Trump unveils plans for a wall to divide America

INTERNET– Donald Trump’s spokesperson Kellyanne Conway unveiled a “huge” new plan for a series of walls that will not only secure the Mexican border, but every single state border as well.

“With states like Colorado and California providing sanctuary cities for illegals and openly trafficking in illegal drugs, it’s not enough to build just one small wall,” Kellyanne Conway told reporters on CNN. “We’ve been looking at a more ambitious program to build walls on state borders, too. In some places we’re even looking at walls around counties, towns, or cities.”

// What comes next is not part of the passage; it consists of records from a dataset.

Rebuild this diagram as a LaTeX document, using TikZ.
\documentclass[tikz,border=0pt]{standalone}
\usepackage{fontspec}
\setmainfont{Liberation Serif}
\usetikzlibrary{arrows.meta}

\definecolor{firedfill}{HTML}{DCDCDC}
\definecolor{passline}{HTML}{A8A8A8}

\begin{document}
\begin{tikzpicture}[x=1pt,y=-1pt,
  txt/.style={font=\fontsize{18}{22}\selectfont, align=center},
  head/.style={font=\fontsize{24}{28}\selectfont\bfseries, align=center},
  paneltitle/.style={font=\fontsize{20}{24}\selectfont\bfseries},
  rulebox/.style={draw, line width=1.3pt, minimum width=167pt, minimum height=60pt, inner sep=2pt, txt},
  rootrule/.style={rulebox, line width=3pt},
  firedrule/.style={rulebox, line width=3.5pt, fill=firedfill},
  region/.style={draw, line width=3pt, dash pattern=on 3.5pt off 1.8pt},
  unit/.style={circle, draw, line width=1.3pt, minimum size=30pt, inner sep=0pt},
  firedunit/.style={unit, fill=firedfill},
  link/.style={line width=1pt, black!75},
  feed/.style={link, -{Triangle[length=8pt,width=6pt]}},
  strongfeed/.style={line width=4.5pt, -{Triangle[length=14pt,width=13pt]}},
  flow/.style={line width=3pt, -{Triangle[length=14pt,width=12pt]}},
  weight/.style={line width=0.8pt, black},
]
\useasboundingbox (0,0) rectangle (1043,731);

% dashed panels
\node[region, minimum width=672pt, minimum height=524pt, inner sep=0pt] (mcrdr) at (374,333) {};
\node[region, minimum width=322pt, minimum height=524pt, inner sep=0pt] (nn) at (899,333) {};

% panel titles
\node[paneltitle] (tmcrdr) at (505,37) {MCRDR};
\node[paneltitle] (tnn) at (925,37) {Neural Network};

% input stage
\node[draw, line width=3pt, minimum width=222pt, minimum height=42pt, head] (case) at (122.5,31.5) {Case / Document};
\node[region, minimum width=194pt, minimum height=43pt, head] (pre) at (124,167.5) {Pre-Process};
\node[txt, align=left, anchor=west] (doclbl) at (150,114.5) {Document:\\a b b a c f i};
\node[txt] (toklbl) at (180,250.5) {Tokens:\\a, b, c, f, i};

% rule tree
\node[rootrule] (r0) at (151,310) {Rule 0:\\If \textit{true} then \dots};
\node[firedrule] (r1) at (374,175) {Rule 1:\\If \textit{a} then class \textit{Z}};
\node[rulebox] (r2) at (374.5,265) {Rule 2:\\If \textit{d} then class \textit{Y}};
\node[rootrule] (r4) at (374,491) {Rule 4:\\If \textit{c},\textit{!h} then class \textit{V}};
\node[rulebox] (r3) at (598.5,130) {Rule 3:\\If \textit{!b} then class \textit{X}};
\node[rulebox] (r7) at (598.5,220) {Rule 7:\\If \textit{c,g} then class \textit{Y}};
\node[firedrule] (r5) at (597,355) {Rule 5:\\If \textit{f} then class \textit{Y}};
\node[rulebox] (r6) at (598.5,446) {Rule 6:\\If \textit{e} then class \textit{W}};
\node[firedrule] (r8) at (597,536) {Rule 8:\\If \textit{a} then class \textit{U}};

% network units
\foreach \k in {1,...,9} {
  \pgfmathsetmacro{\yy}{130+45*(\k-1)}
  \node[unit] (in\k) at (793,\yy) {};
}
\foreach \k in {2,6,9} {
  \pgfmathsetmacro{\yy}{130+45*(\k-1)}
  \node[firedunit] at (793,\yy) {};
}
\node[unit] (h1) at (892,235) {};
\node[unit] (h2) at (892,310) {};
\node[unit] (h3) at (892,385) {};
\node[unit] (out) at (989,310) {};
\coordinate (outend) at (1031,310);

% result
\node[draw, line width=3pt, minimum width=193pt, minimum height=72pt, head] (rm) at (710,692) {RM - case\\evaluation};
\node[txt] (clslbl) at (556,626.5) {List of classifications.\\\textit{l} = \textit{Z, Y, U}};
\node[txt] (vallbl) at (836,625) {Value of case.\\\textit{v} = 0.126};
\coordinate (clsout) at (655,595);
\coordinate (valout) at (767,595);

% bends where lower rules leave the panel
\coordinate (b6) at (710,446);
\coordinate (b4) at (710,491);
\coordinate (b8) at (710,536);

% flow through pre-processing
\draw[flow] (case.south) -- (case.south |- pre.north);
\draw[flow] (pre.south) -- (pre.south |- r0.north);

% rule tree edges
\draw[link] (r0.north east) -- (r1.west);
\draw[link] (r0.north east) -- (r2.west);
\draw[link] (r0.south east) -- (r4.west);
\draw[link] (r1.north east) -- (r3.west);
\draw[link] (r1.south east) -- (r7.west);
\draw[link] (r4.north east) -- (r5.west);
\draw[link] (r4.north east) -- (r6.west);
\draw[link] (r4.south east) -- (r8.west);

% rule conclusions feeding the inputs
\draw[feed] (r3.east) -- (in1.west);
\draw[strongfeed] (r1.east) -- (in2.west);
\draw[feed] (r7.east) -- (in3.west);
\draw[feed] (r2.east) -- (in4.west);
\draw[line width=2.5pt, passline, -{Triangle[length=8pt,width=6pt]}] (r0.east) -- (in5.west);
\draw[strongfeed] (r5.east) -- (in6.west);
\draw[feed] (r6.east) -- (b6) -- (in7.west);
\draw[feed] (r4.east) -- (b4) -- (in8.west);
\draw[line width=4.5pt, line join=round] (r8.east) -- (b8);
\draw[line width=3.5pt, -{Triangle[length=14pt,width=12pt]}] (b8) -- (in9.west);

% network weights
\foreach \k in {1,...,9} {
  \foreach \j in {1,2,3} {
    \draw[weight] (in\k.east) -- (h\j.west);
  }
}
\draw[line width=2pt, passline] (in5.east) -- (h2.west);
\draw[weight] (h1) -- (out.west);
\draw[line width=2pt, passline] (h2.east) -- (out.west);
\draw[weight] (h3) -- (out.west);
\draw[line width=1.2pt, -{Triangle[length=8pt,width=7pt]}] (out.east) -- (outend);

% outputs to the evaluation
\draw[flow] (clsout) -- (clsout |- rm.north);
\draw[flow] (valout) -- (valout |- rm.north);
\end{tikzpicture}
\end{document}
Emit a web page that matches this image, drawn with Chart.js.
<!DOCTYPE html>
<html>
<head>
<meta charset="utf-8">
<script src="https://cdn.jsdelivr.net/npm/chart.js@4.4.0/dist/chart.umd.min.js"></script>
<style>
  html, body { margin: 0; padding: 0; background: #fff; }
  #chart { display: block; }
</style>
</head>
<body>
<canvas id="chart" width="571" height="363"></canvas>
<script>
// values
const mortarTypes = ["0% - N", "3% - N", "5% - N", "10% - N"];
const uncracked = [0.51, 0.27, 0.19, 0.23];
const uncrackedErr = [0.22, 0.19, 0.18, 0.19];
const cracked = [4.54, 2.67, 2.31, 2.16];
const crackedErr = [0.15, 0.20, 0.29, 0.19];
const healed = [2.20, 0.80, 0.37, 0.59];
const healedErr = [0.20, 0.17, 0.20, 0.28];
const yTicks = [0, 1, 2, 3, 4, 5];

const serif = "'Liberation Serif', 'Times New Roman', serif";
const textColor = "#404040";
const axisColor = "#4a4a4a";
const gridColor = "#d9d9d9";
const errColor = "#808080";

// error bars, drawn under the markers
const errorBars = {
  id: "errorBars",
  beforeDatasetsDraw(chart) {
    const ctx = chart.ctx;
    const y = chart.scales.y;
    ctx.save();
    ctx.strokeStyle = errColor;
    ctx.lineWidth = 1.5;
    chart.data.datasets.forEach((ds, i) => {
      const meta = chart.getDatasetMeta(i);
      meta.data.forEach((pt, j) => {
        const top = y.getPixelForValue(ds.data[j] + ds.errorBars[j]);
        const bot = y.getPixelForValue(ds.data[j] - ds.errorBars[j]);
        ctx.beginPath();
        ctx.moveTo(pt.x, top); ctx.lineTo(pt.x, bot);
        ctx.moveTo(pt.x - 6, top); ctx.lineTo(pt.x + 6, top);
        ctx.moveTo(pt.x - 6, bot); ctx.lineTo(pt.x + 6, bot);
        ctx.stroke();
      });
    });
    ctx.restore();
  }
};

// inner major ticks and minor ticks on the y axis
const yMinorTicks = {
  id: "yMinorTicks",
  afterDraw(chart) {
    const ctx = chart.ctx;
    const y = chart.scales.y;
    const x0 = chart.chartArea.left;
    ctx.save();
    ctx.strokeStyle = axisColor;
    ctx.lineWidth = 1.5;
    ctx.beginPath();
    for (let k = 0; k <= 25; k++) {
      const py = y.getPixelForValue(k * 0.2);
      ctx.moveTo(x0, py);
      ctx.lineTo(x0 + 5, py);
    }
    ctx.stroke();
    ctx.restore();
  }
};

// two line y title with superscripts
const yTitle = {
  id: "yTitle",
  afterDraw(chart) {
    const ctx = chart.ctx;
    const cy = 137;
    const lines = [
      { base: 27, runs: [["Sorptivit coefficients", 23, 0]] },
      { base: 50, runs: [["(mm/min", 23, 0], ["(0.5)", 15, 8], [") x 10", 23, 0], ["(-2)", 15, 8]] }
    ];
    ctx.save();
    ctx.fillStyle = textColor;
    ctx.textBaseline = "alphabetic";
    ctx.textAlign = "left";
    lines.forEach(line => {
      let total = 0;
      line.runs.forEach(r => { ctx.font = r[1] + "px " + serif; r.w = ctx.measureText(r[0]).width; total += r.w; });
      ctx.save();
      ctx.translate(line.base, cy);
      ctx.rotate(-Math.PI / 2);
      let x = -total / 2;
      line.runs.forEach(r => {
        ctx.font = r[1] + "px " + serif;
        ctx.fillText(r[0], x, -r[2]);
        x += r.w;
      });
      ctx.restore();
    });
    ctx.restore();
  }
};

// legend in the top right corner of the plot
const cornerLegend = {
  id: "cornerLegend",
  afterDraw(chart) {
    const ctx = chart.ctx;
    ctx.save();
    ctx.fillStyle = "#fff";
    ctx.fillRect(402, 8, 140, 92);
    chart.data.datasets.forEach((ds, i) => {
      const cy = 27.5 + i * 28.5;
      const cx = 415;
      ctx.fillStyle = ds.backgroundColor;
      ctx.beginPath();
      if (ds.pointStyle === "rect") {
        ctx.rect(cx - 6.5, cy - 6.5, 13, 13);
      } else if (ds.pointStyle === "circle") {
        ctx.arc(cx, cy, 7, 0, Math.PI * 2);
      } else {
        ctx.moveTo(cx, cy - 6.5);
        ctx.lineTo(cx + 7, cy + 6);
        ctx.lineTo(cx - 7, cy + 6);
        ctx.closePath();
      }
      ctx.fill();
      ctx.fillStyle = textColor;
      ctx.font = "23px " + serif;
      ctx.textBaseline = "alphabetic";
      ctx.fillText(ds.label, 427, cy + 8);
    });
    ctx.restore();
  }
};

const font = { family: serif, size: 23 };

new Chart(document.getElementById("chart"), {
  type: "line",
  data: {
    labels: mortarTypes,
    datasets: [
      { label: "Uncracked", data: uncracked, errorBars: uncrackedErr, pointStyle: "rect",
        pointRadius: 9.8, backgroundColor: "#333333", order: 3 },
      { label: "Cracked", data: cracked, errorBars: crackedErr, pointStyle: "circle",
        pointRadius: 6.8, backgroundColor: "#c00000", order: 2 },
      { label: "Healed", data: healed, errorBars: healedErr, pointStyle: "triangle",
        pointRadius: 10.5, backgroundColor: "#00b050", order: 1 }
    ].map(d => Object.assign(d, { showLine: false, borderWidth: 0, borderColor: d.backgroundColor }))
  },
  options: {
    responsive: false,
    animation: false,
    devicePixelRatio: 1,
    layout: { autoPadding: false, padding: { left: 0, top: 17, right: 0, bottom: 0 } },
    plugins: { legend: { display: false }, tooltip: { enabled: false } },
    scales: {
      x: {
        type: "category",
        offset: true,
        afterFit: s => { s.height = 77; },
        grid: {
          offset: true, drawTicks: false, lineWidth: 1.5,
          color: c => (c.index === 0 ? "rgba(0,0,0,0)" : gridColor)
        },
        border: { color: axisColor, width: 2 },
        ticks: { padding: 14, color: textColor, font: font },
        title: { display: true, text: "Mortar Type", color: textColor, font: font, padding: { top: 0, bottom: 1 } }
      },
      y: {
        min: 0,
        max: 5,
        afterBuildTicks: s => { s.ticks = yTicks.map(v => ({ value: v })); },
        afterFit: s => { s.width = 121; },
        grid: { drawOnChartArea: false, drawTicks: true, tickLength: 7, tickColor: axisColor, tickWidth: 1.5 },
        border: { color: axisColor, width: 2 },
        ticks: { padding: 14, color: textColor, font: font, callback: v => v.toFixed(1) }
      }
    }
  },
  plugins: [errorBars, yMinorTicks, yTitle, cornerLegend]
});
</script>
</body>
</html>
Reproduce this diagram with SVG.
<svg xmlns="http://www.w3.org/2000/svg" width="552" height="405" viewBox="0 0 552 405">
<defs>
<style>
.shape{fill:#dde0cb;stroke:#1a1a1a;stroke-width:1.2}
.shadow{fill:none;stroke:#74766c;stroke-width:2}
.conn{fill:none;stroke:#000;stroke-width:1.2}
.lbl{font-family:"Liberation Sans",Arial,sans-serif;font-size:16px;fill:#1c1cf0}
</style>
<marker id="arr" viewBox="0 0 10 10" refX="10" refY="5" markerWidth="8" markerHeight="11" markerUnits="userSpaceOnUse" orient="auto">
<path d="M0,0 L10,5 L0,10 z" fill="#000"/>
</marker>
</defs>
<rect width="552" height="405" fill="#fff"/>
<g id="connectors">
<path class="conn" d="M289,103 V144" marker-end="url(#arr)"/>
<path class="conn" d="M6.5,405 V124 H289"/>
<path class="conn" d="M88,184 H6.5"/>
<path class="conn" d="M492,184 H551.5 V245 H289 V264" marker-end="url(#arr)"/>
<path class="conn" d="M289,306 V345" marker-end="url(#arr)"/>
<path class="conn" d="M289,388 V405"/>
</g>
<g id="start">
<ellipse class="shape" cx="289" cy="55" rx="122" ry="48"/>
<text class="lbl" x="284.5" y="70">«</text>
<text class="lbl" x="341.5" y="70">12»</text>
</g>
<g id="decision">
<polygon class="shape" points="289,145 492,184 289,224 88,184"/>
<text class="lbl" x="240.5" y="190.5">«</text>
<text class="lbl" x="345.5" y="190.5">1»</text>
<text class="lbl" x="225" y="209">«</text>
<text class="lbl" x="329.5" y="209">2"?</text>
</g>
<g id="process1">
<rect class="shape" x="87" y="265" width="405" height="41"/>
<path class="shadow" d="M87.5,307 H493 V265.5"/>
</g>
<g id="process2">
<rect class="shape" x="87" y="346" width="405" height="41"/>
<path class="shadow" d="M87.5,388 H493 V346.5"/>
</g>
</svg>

Political scientist Dr. Angstrom H. Troubador told reporters, “Trump and his sons are going to cash in majorly on what promises to be the biggest building program of all time. They’re going to build a grid of walls across the entire nation, the equivalent of 10,000 Great Walls of China. By restricting the movement of citizens in this way, Trump will be able to effectively sanction local governments. By the time they’re done outlining every county, they’ll probably keep building and building. Walls around neighborhoods, walls around homes, walls inside of homes dividing up families.”

Trump’s spokesperson also hinted to reporters at CNN on future plans for an “Atlantic Wall” that will line the coasts and prevent any possibility of invasion or illegal migration through the ocean.